# I Integration by Parts without using u, v

1. Nov 30, 2016

### Sang Ho Lee

Hello, I'm currently taking calc 1 as an undergraduate student, and my professor just showed us a new? way of solving Integration By Parts.

This is the example he gave"

Is there a name for this technique that substitutes d(___) instead of dx?

Thank you,

2. Dec 1, 2016

### Staff: Mentor

It doesn't substitute d(___) instead of dx. What you're calling d(___) is just dv.

This is nothing more than integration by parts, but without stating dv explicitly. Here $u = \ln x$ and $dv = xdx$. From the latter, we get $v = \frac{x^2}2$.

3. Dec 1, 2016

### PeroK

I've never used $u, v$ and have never really understood the point. I would rename integration by parts as the "reverse product rule", because it's just the product rule for differentiation in reverse. Anyway, what I do is:

$\int f(x)g(x) dx = f(x) \int g(x)dx - \int f'(x) (\int g(x)dx)dx$ (*)

I don't see why you need any other variables. You pick $f$ because it's easy to differentiate and/or $g$ because you know how to integrate it already. Your one I would do:

$\int (ln(x)) x dx = (ln(x)) \frac{x^2}{2} - \int (\frac{1}{x})(\frac{x^2}{2})dx = \frac{x^2ln(x)}{2} - \int \frac{x}{2} dx = \frac{x^2ln(x)}{2} - \frac{x^2}{4} + C$

I knew how to differentiate $ln(x)$ and how to integrate $x$.

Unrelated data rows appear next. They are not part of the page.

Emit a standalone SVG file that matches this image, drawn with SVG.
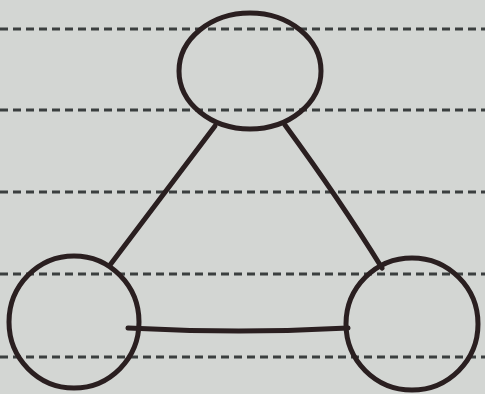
<svg xmlns="http://www.w3.org/2000/svg" width="485" height="394" viewBox="0 0 485 394">
<style>
.rule{stroke:#3b3f3f;stroke-width:3;stroke-dasharray:8 5;fill:none}
.ink{stroke:#2a1f20;stroke-width:5;fill:none;stroke-linecap:round;stroke-linejoin:round}
</style>
<rect width="485" height="394" fill="#d3d6d3"/>
<g id="rules">
<line class="rule" x1="0" y1="29" x2="485" y2="29"/>
<line class="rule" x1="0" y1="110" x2="485" y2="110"/>
<line class="rule" x1="0" y1="192" x2="485" y2="192"/>
<line class="rule" x1="0" y1="274" x2="485" y2="274"/>
<line class="rule" x1="0" y1="357" x2="485" y2="357"/>
</g>
<g id="connectors">
<path class="ink" d="M215,126 L110,265"/>
<path class="ink" d="M285,125 Q340,200 382,268"/>
<path class="ink" d="M128,328 Q240,334 348,328"/>
</g>
<g id="node-top"><ellipse class="ink" cx="250" cy="71" rx="71" ry="58"/></g>
<g id="node-left"><ellipse class="ink" cx="74" cy="322" rx="65" ry="66"/></g>
<g id="node-right"><ellipse class="ink" cx="412" cy="324" rx="66" ry="66"/></g>
</svg>
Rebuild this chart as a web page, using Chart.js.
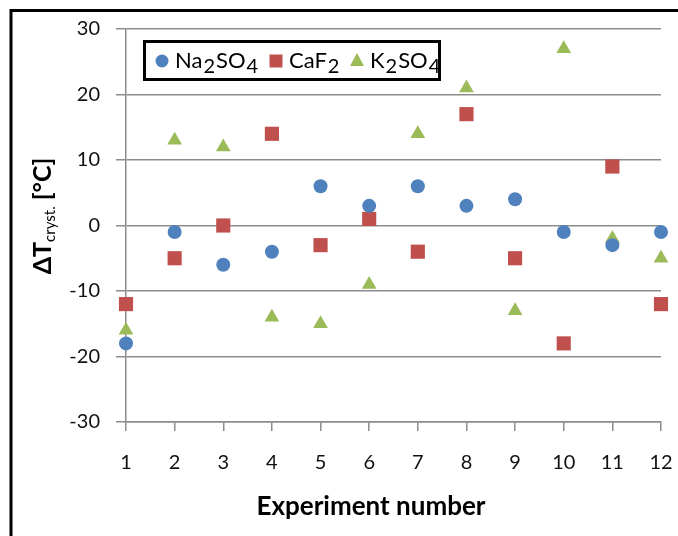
<!DOCTYPE html>
<html>
<head>
<meta charset="utf-8">
<script src="https://cdn.jsdelivr.net/npm/chart.js@4.4.1/dist/chart.umd.min.js"></script>
<style>
  html, body { margin: 0; padding: 0; background: #fff; overflow: hidden; }
  #box { position: absolute; left: 0; top: 0; width: 678px; height: 536px; }
</style>
</head>
<body>
<div id="box"><canvas id="scatterChart" width="678" height="536"></canvas></div>
<script>
// data
const experiments = [1, 2, 3, 4, 5, 6, 7, 8, 9, 10, 11, 12];
const na2so4 = [-18, -1, -6, -4, 6, 3, 6, 3, 4, -1, -3, -1];
const caf2 = [-12, -5, 0, 14, -3, 1, -4, 17, -5, -18, 9, -12];
const k2so4 = [-16, 13, 12, -14, -15, -9, 14, 21, -13, 27, -2, -5];
const yTicks = [-30, -20, -10, 0, 10, 20, 30];

const BLUE = '#4F81BD';
const RED = '#C0504D';
const GREEN = '#9BBB59';
const GRID = '#8c8c8c';
const FONT = 'Lato, "Open Sans", sans-serif';

const points = function(vals) {
  return experiments.map((x, i) => ({ x: x, y: vals[i] }));
}

// legend entries; the parts alternate normal text / subscript
const legendItems = [
  { parts: ['Na', '2', 'SO', '4'], color: BLUE, style: 'circle', x: 162 },
  { parts: ['CaF', '2'], color: RED, style: 'rect', x: 276 },
  { parts: ['K', '2', 'SO', '4'], color: GREEN, style: 'triangle', x: 357 }
];

const extras = {
  id: 'extras',
  afterDraw(chart) {
    const ctx = chart.ctx;
    ctx.save();

    // outer frame (left and top edge only are in view)
    ctx.strokeStyle = '#000';
    ctx.lineWidth = 3;
    ctx.beginPath();
    ctx.moveTo(11, 536);
    ctx.lineTo(11, 10.5);
    ctx.lineTo(678, 10.5);
    ctx.stroke();

    // legend box
    ctx.fillStyle = '#fff';
    ctx.fillRect(143, 40, 298, 41);
    ctx.lineWidth = 3;
    ctx.strokeRect(144.5, 41.5, 295, 38);

    legendItems.forEach(item => {
      const cy = 61;
      ctx.fillStyle = item.color;
      ctx.beginPath();
      if (item.style === 'circle') {
        ctx.arc(item.x, cy, 6.5, 0, Math.PI * 2);
      } else if (item.style === 'rect') {
        ctx.rect(item.x - 6.5, cy - 6.5, 13, 13);
      } else {
        ctx.moveTo(item.x, cy - 8);
        ctx.lineTo(item.x + 7, cy + 5);
        ctx.lineTo(item.x - 7, cy + 5);
        ctx.closePath();
      }
      ctx.fill();

      let tx = item.x + 13;
      ctx.fillStyle = '#000';
      ctx.textAlign = 'left';
      ctx.textBaseline = 'alphabetic';
      item.parts.forEach((p, i) => {
        const sub = i % 2 === 1;
        ctx.font = (sub ? '20px ' : '22px ') + FONT;
        ctx.fillText(p, tx, sub ? 73 : 68);
        tx += ctx.measureText(p).width + 1;
      });
    });

    // x axis title
    ctx.fillStyle = '#000';
    ctx.font = 'bold 26px ' + FONT;
    ctx.textAlign = 'center';
    ctx.textBaseline = 'middle';
    ctx.fillText('Experiment number', 371, 507);

    // y axis title with subscript
    ctx.translate(42, 216);
    ctx.rotate(-Math.PI / 2);
    const yParts = [
      { t: 'ΔT', f: 'bold 25px ' + FONT, dy: 0 },
      { t: 'cryst.', f: '15px ' + FONT, dy: 4 },
      { t: ' [°C]', f: 'bold 25px ' + FONT, dy: 0 }
    ];
    let total = 0;
    yParts.forEach(p => { ctx.font = p.f; p.w = ctx.measureText(p.t).width; total += p.w; });
    let px = -total / 2;
    ctx.textAlign = 'left';
    ctx.textBaseline = 'alphabetic';
    yParts.forEach(p => {
      ctx.font = p.f;
      ctx.fillText(p.t, px, 9 + p.dy);
      px += p.w;
    });

    ctx.restore();
  }
};

const mkSet = function(label, vals, color, style, radius) {
  return {
    label: label,
    data: points(vals),
    pointStyle: style,
    pointRadius: radius,
    pointHoverRadius: radius,
    backgroundColor: color,
    borderColor: color,
    borderWidth: 0,
    clip: false
  };
}

new Chart(document.getElementById('scatterChart').getContext('2d'), {
  type: 'scatter',
  data: {
    datasets: [
      mkSet('Na₂SO₄', na2so4, BLUE, 'circle', 7),
      mkSet('CaF₂', caf2, RED, 'rect', 10),
      mkSet('K₂SO₄', k2so4, GREEN, 'triangle', 8.5)
    ]
  },
  options: {
    responsive: false,
    animation: false,
    layout: { padding: { left: 0, right: 17, top: 29, bottom: 0 } },
    plugins: {
      legend: { display: false },
      tooltip: { enabled: false }
    },
    scales: {
      x: {
        type: 'linear',
        min: 1,
        max: 12,
        afterFit: s => { s.height = 114; s.paddingLeft = 0; s.paddingRight = 0; },
        ticks: {
          stepSize: 1,
          color: '#111',
          padding: 20,
          font: { family: FONT, size: 20 }
        },
        grid: { drawOnChartArea: false, tickLength: 9, color: GRID, lineWidth: 1.5 },
        border: { color: GRID, width: 1.5 }
      },
      y: {
        min: -30,
        max: 30,
        afterFit: s => { s.width = 126; s.paddingTop = 0; s.paddingBottom = 0; },
        afterBuildTicks: s => { s.ticks = yTicks.map(v => ({ value: v })); },
        ticks: {
          color: '#111',
          padding: 16,
          font: { family: FONT, size: 20 }
        },
        grid: { color: GRID, lineWidth: 1.5, tickLength: 10 },
        border: { color: GRID, width: 1.5 }
      }
    }
  },
  plugins: [extras]
});
</script>
</body>
</html>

PS To prove (*), I would imagine that you already know the integral of $g$ is $h$, which means $h'(x) = g(x)$. So:

$\int f(x)g(x) + f'(x)h(x)dx = \int f(x)h'(x) + f'(x)h(x)dx = \int \frac{d}{dx} (f(x)h(x))dx = f(x)h(x) + C$

Hence:

$\int f(x)g(x)dx = f(x)h(x) -\int f'(x)h(x)dx+ C$

Where $\int g(x)dx = h(x) + C$

And that seems to me to take some of the "magic" out of integration by parts.